A l’évidence tout le monde a conscience que durs sont les temps d’aujourd’hui, comme l’attestent toute cette vague de jeunes gens et de jeunes filles prêts à tout pour s’exiler, sous la couverture de la migration circulaire ou à leurs risques et périls, à la recherche de champs d’avenir à cultiver. Les centrales et fédérations syndicales qui se sont réunies vendredi dernier à la Bourse du travail de la Cnts (Keur Madia) et affirmé leur intention de déclencher une grève générale pour la défense des intérêts de leurs mandants seront certainement plus enclines à entendre un gouvernement qui met sur la table les sacrifices auxquels il va consentir en premier.

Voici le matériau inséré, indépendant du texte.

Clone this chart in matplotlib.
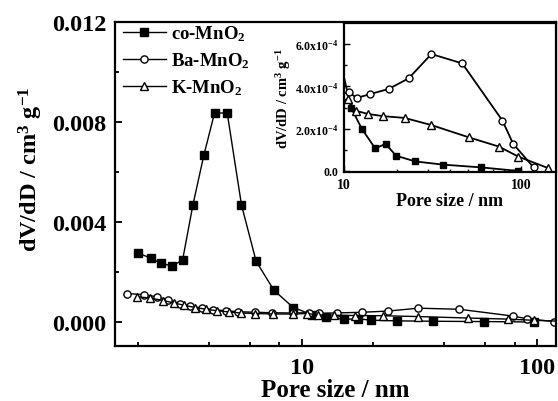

C’est dire que ce vent de fronde qui semble vouloir souffler appelle à instaurer au plus vite des relations de confiance avec les partenaires sociaux et les citoyens. Aussi, la publication du rapport définitif de la Cour des Comptes mercredi dernier, invite-t-elle au contraire à nous garder de toute conjecture pour nous inscrire dans un véritable et fécond débat de fond. Celui qui convoque l’esprit critique avec l’objectif d’identifier, étape par étape, les goulots d’étranglements qui compriment le Sénégal depuis près de 65 ans, l’empêchant d’afficher la ferme volonté d’avancer vers une gestion vertueuse des deniers publics, piétinant comme interdit de mouvement, sous peine de se voir aspirer par les sables mouvants de la mal gouvernance. Au-delà de toute mise en scène, il revient au président de la République Bassirou Diomaye Faye, au Premier ministre Ousmane Sonko, aux ministres et à l’ensemble du gouvernement de prendre la pleine mesure de leurs responsabilités. Aux partenaires sociaux, à la société civile, aux médias, de rester vigilants et sans concession dans la consolidation d’un Etat de droit soucieux de la bonne gestion des deniers publics. Plus que jamais, le leadership doit s'incarner dans une action efficace, guidée par la responsabilité et la justice. Il en va de notre vitalité démocratique.